Abstract

In certain North Sea fields, barium levels of 250 ppm in formation water can lead to downhole sulphate scale deposition. Conventional treatment involved a squeeze inhibitor deployed through an aqueous phase. However, a squeeze treatment of low water-cut wells in water-sensitive formations and/or those with poor well lifting ability may result in negative wettability effects, formation damage by water blocking, and temporary process upsets.

This paper describes the development of a new chemistry designed into an optimized squeeze package that has successfully mitigated formation damage and provided extended squeeze life time in the field.
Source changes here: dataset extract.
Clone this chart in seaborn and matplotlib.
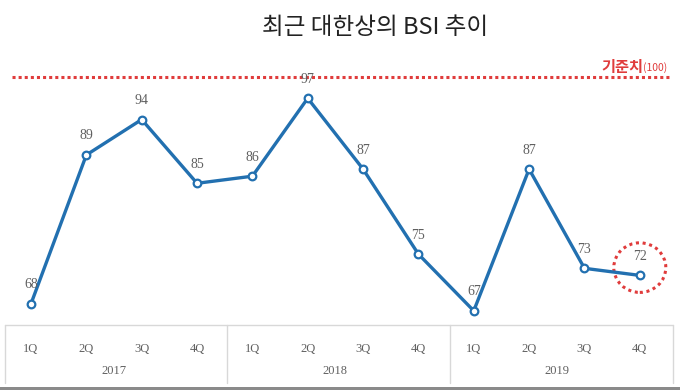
import numpy as np
import pandas as pd
import matplotlib.pyplot as plt
import seaborn as sns
from matplotlib.patches import Ellipse, Rectangle

# Data
years = ['2017', '2018', '2019']
quarters = ['1Q', '2Q', '3Q', '4Q']
bsi = [68, 89, 94, 85, 86, 97, 87, 75, 67, 87, 73, 72]
baseline = 100

df = pd.DataFrame({
    'idx': np.arange(len(bsi)),
    'bsi': bsi,
    'q': quarters * len(years),
})

sns.set_style('white')
plt.rcParams['font.family'] = ['Noto Sans CJK KR', 'DejaVu Sans']

fig = plt.figure(figsize=(6.8, 3.9), dpi=100)
ax = fig.add_axes([5 / 680, 1 - 325 / 390, 668 / 680, 265 / 390])

blue = '#2270b0'
red = '#e03c3c'
gray = '#606060'
serif = ['Liberation Serif', 'DejaVu Serif']

sns.lineplot(data=df, x='idx', y='bsi', ax=ax, color=blue, linewidth=2.4,
             marker='o', markersize=5.5, markerfacecolor='white',
             markeredgecolor=blue, markeredgewidth=1.6)

ax.set_xlim(-0.47, 11.6)
ax.set_ylim(65.0, 102.4)

# baseline line + label
ax.axhline(baseline, xmin=0.01, xmax=0.995, color=red, linestyle=(0, (1, 1)), linewidth=2.2)
ax.annotate('(100)', xy=(11.5, baseline + 0.5), xycoords='data', color=red,
            fontsize=7.5, ha='right', va='bottom')
ax.annotate('기준치', xy=(11.5, baseline + 0.5), xycoords='data', color=red,
            fontsize=11, fontweight='bold', ha='right', va='bottom',
            xytext=(-17.5, -1), textcoords='offset points')

# value labels
for i, v in enumerate(bsi):
    ax.annotate(str(v), (i, v), xytext=(0, 9), textcoords='offset points',
                ha='center', va='bottom', fontsize=10, color=gray, family=serif)

# dotted circle around last point
ax.add_patch(Ellipse((11, 73.1), 0.94, 7.0, fill=False, edgecolor=red,
                     linestyle=(0, (1, 1.2)), linewidth=2.2, clip_on=False))

for s in ax.spines.values():
    s.set_visible(False)
ax.set_yticks([])
ax.set_xlabel('')
ax.set_ylabel('')

ax.set_xticks(df['idx'])
ax.set_xticklabels(df['q'], fontsize=9, color=gray, family=serif)
ax.tick_params(axis='x', length=0, pad=13)

# category table box
line_kw = dict(color='#d8d8d8', linewidth=1.0)
fig.add_artist(plt.Line2D([5 / 680, 673 / 680], [1 - 325 / 390] * 2, **line_kw))
for xp in [5, 227, 450, 673]:
    fig.add_artist(plt.Line2D([xp / 680] * 2, [1 - 325 / 390, 1 - 383 / 390], **line_kw))
for k, yr in enumerate(years):
    ax.text(k * 4 + 1.5, -0.175, yr, transform=ax.get_xaxis_transform(),
            ha='center', va='center', fontsize=9, color=gray, family=serif)

# bottom border strip
fig.add_artist(Rectangle((0, 0), 1, 3 / 390, transform=fig.transFigure,
                         color='#8a8a8a', linewidth=0))

fig.text(375 / 680, 1 - 27 / 390, '최근 대한상의 BSI 추이', ha='center', va='center',
         fontsize=17, color='#222222')

fig.savefig('out.png', dpi=100)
Significant permeability reductions were observed for both the Clashach formation and the reservoir during core flood tests when this new chemistry was applied in an aqueous package. The authors will discuss and identify the mechanisms of formation damage and its mitigation. Reformulation of the squeeze package focuses on the most cost-effective solution. A final reservoir core flood was conducted using a partially non-aqueous package consisting of a mutual solvent pre-flush stage prior to the injection of the main pill and aqueous overflush. The outcome of this treatment was very promising, as no permeability reduction was observed following the treatment and modeling of the squeeze life time yielded impressive predictions.

A squeeze treatment using this optimized package was deployed successfully in the field, where no process upset was observed and no emulsion breaker was required during start up. Increased oil production was noted after the treatment and extended squeeze life time (>180 days) was obtained with in excess of 650,000 m3 of water protected. The inhibitor return was still over the MIC (Minimum Inhibitor Concentration) when the well was re-squeezed using the same package. The authors discuss performance of the field trial and compare it with previous treatments.

Introduction

Appropriate squeeze chemical inhibitors typically are required to manage the potential of a downhole scale problem, in particular the risk and uncertainty of barium sulphate scale during seawater breakthrough. However, the injected chemicals may react physically or chemically react with both the formation and reservoir fluids, thus generating unfavourable wetting alteration and/or formation damage (Jordan et al. 1998; Graham et al. 1999, 2002a; Guan et al. 2003). The risks of formation damage following aqueous scale inhibitor squeeze treatments is a major concern in many reservoirs displaying some degree of water sensitivity (Wat et al, 1999; Collins et al, 1998 & 2000; Mackay et al, 2000). Formation damage normally is manifested by a decline in production following an aqueous-based treatment. Wettability changes and water blocking can worsen the situation dramatically, with formation damage caused by brine and/or chemicals preventing the oil from re-establishing continuity from the pore space to the wellbore. In addition, if new water pathways are established, an increase in postapplication water production may be observed. Moreover, in conventional aqueous squeeze treatments, if the treatment design has not been optimized up to 40% of the injected chemical can be returned during initial well flow back and clean up (Collins 1997a). Non-aqueous scale inhibitor packages are considered to have the capacity to overcome these issues by allowing oil continuity during treatment, while reportedly minimizing relative permeability changes that occur when conventional aqueous fluids are injected into the near-wellbore area (Guan et al. 2004a, 2004b, 2006; Shields et al. 2006, 2008; Graham et al, 2003).

Similar to conventional aqueous scale inhibitor squeeze packages, the use of a non-aqueous product is not recognized as equating to a wholly non-damaging treatment (Graham et al. 2002b, 2002c; Jordan et al. 2002). Damage mechanisms, such as in-situ precipitation, mineral damage, fine migration and pore throat blockage, that can arise from the aqueous treatment still exist. Another disadvantage of using hydrocarbon solvents is their heat capacity that tends to be lower than that of water, thereby reducing the near-well cooling effect that benefits inhibitor propagation and perhaps shortening squeeze life. Therefore, it is important to carefully evaluate the non-aqueous packages prior to any field application.